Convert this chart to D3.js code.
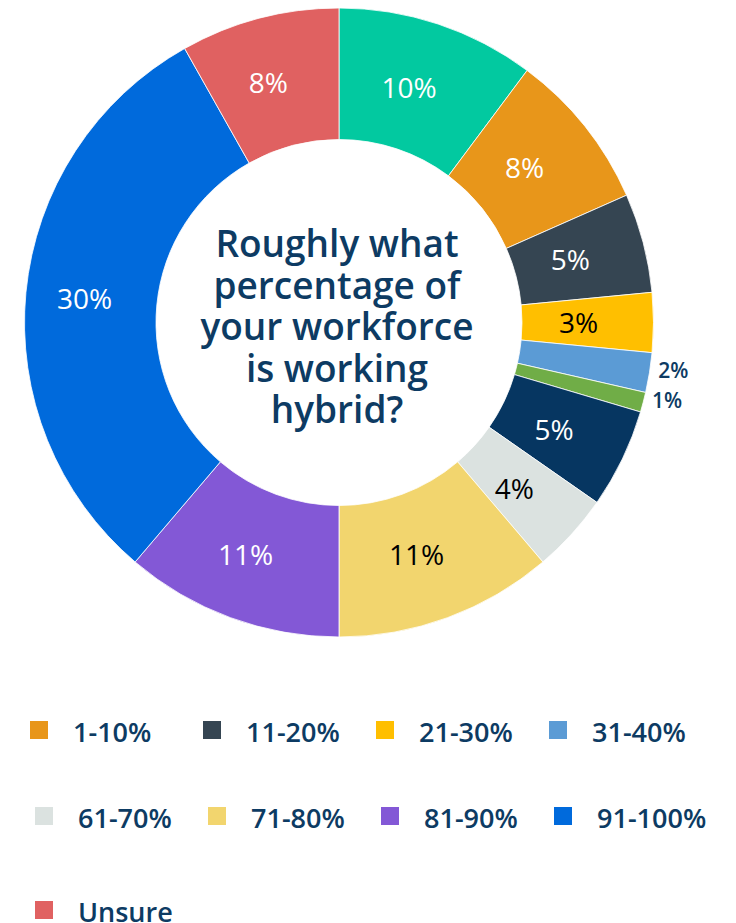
<!DOCTYPE html>
<html>
<head>
<meta charset="utf-8">
<script src="https://cdn.jsdelivr.net/npm/d3@7/dist/d3.min.js"></script>
<style>
  html, body { margin: 0; padding: 0; background: #ffffff; overflow: hidden; }
  svg { display: block; font-family: "Open Sans", "Noto Sans", sans-serif; }
</style>
</head>
<body>
<svg id="chart" width="736" height="923"></svg>
<script>
// Share of respondents by how much of their workforce works hybrid
const categories = ["0%", "1-10%", "11-20%", "21-30%", "31-40%", "41-50%",
                    "51-60%", "61-70%", "71-80%", "81-90%", "91-100%", "Unsure"];
const values = [10, 8, 5, 3, 2, 1, 5, 4, 11, 11, 30, 8];
const palette = ["#02c9a0", "#e8961a", "#354552", "#ffbf00", "#5b9bd5", "#70ad47",
                 "#063661", "#dbe2e0", "#f2d56e", "#8358d6", "#006adc", "#e06161"];
const question = ["Roughly what", "percentage of", "your workforce", "is working", "hybrid?"];

// Legend rows as they appear under the donut
const legendRows = [
  ["1-10%", "11-20%", "21-30%", "31-40%"],
  ["61-70%", "71-80%", "81-90%", "91-100%"],
  ["Unsure"]
];

const navy = "#0d3b63";
const svg = d3.select("#chart");

const cx = 339, cy = 322.5;
const outerR = 314.5, innerR = 183;

const color = d3.scaleOrdinal().domain(categories).range(palette);

const pie = d3.pie().sort(null).value(d => d.value);
const arcs = pie(categories.map((c, i) => ({ cat: c, value: values[i] })));

const arc = d3.arc().innerRadius(innerR).outerRadius(outerR);
const labelArc = d3.arc().innerRadius(outerR - 142).outerRadius(outerR + 8);

const g = svg.append("g").attr("transform", `translate(${cx},${cy})`);

g.selectAll("path.slice")
  .data(arcs)
  .join("path")
  .attr("class", "slice")
  .attr("d", arc)
  .attr("fill", d => color(d.data.cat))
  .attr("stroke", "#ffffff")
  .attr("stroke-width", 0.8);

// Relative luminance decides between white and black text on a slice
function luminance(hex) {
  const c = d3.rgb(hex);
  const f = v => { v /= 255; return v <= 0.03928 ? v / 12.92 : Math.pow((v + 0.055) / 1.055, 2.4); };
  return 0.2126 * f(c.r) + 0.7152 * f(c.g) + 0.0722 * f(c.b);
}

const inside = arcs.filter(d => d.data.value >= 3);
const outside = arcs.filter(d => d.data.value < 3);

g.selectAll("text.inlabel")
  .data(inside)
  .join("text")
  .attr("class", "inlabel")
  .attr("transform", d => `translate(${labelArc.centroid(d)})`)
  .attr("text-anchor", "middle")
  .attr("dx", -8)
  .attr("dy", "0.36em")
  .attr("font-size", 28)
  .attr("font-weight", 500)
  .attr("fill", d => luminance(color(d.data.cat)) > 0.5 ? "#000000" : "#ffffff")
  .text(d => d.data.value + "%");

g.selectAll("text.outlabel")
  .data(outside)
  .join("text")
  .attr("class", "outlabel")
  .attr("x", d => { const a = (d.startAngle + d.endAngle) / 2; return (outerR + 9) * Math.sin(a); })
  .attr("y", d => { const a = (d.startAngle + d.endAngle) / 2; return -(outerR + 9) * Math.cos(a) - 4; })
  .attr("dy", "0.36em")
  .attr("text-anchor", "start")
  .attr("font-size", 21)
  .attr("font-weight", 600)
  .attr("fill", navy)
  .text(d => d.data.value + "%");

// Question in the hole of the donut
const lineH = 41.5;
g.append("text")
  .attr("text-anchor", "middle")
  .attr("font-size", 37)
  .attr("font-weight", 600)
  .attr("fill", navy)
  .selectAll("tspan")
  .data(question)
  .join("tspan")
  .attr("x", -2)
  .attr("y", (d, i) => -65.5 + i * lineH)
  .text(d => d);

// Legend
const rowTops = [721, 807, 901];
const rowStarts = [30, 35, 35];
const colStep = 173;
const legend = svg.append("g");
legendRows.forEach((row, r) => {
  const items = legend.selectAll(null)
    .data(row)
    .join("g")
    .attr("transform", (d, i) => `translate(${rowStarts[r] + i * colStep},${rowTops[r]})`);
  items.append("rect")
    .attr("width", 18).attr("height", 18)
    .attr("fill", d => color(d));
  items.append("text")
    .attr("x", 43).attr("y", 21)
    .attr("font-size", 27)
    .attr("font-weight", 600)
    .attr("fill", navy)
    .text(d => d);
});
</script>
</body>
</html>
━━━
Exercise description: Print the complete listing exactly, apart from any pictures.

Task response:
Convert this chart to D3.js code.
<!DOCTYPE html>
<html>
<head>
<meta charset="utf-8">
<script src="https://cdn.jsdelivr.net/npm/d3@7/dist/d3.min.js"></script>
<style>
  html, body { margin: 0; padding: 0; background: #ffffff; overflow: hidden; }
  svg { display: block; font-family: "Open Sans", "Noto Sans", sans-serif; }
</style>
</head>
<body>
<svg id="chart" width="736" height="923"></svg>
<script>
// Share of respondents by how much of their workforce works hybrid
const categories = ["0%", "1-10%", "11-20%", "21-30%", "31-40%", "41-50%",
                    "51-60%", "61-70%", "71-80%", "81-90%", "91-100%", "Unsure"];
const values = [10, 8, 5, 3, 2, 1, 5, 4, 11, 11, 30, 8];
const palette = ["#02c9a0", "#e8961a", "#354552", "#ffbf00", "#5b9bd5", "#70ad47",
                 "#063661", "#dbe2e0", "#f2d56e", "#8358d6", "#006adc", "#e06161"];
const question = ["Roughly what", "percentage of", "your workforce", "is working", "hybrid?"];

// Legend rows as they appear under the donut
const legendRows = [
  ["1-10%", "11-20%", "21-30%", "31-40%"],
  ["61-70%", "71-80%", "81-90%", "91-100%"],
  ["Unsure"]
];

const navy = "#0d3b63";
const svg = d3.select("#chart");

const cx = 339, cy = 322.5;
const outerR = 314.5, innerR = 183;

const color = d3.scaleOrdinal().domain(categories).range(palette);

const pie = d3.pie().sort(null).value(d => d.value);
const arcs = pie(categories.map((c, i) => ({ cat: c, value: values[i] })));

const arc = d3.arc().innerRadius(innerR).outerRadius(outerR);
const labelArc = d3.arc().innerRadius(outerR - 142).outerRadius(outerR + 8);

const g = svg.append("g").attr("transform", `translate(${cx},${cy})`);

g.selectAll("path.slice")
  .data(arcs)
  .join("path")
  .attr("class", "slice")
  .attr("d", arc)
  .attr("fill", d => color(d.data.cat))
  .attr("stroke", "#ffffff")
  .attr("stroke-width", 0.8);

// Relative luminance decides between white and black text on a slice
function luminance(hex) {
  const c = d3.rgb(hex);
  const f = v => { v /= 255; return v <= 0.03928 ? v / 12.92 : Math.pow((v + 0.055) / 1.055, 2.4); };
  return 0.2126 * f(c.r) + 0.7152 * f(c.g) + 0.0722 * f(c.b);
}

const inside = arcs.filter(d => d.data.value >= 3);
const outside = arcs.filter(d => d.data.value < 3);

g.selectAll("text.inlabel")
  .data(inside)
  .join("text")
  .attr("class", "inlabel")
  .attr("transform", d => `translate(${labelArc.centroid(d)})`)
  .attr("text-anchor", "middle")
  .attr("dx", -8)
  .attr("dy", "0.36em")
  .attr("font-size", 28)
  .attr("font-weight", 500)
  .attr("fill", d => luminance(color(d.data.cat)) > 0.5 ? "#000000" : "#ffffff")
  .text(d => d.data.value + "%");

g.selectAll("text.outlabel")
  .data(outside)
  .join("text")
  .attr("class", "outlabel")
  .attr("x", d => { const a = (d.startAngle + d.endAngle) / 2; return (outerR + 9) * Math.sin(a); })
  .attr("y", d => { const a = (d.startAngle + d.endAngle) / 2; return -(outerR + 9) * Math.cos(a) - 4; })
  .attr("dy", "0.36em")
  .attr("text-anchor", "start")
  .attr("font-size", 21)
  .attr("font-weight", 600)
  .attr("fill", navy)
  .text(d => d.data.value + "%");

// Question in the hole of the donut
const lineH = 41.5;
g.append("text")
  .attr("text-anchor", "middle")
  .attr("font-size", 37)
  .attr("font-weight", 600)
  .attr("fill", navy)
  .selectAll("tspan")
  .data(question)
  .join("tspan")
  .attr("x", -2)
  .attr("y", (d, i) => -65.5 + i * lineH)
  .text(d => d);

// Legend
const rowTops = [721, 807, 901];
const rowStarts = [30, 35, 35];
const colStep = 173;
const legend = svg.append("g");
legendRows.forEach((row, r) => {
  const items = legend.selectAll(null)
    .data(row)
    .join("g")
    .attr("transform", (d, i) => `translate(${rowStarts[r] + i * colStep},${rowTops[r]})`);
  items.append("rect")
    .attr("width", 18).attr("height", 18)
    .attr("fill", d => color(d));
  items.append("text")
    .attr("x", 43).attr("y", 21)
    .attr("font-size", 27)
    .attr("font-weight", 600)
    .attr("fill", navy)
    .text(d => d);
});
</script>
</body>
</html>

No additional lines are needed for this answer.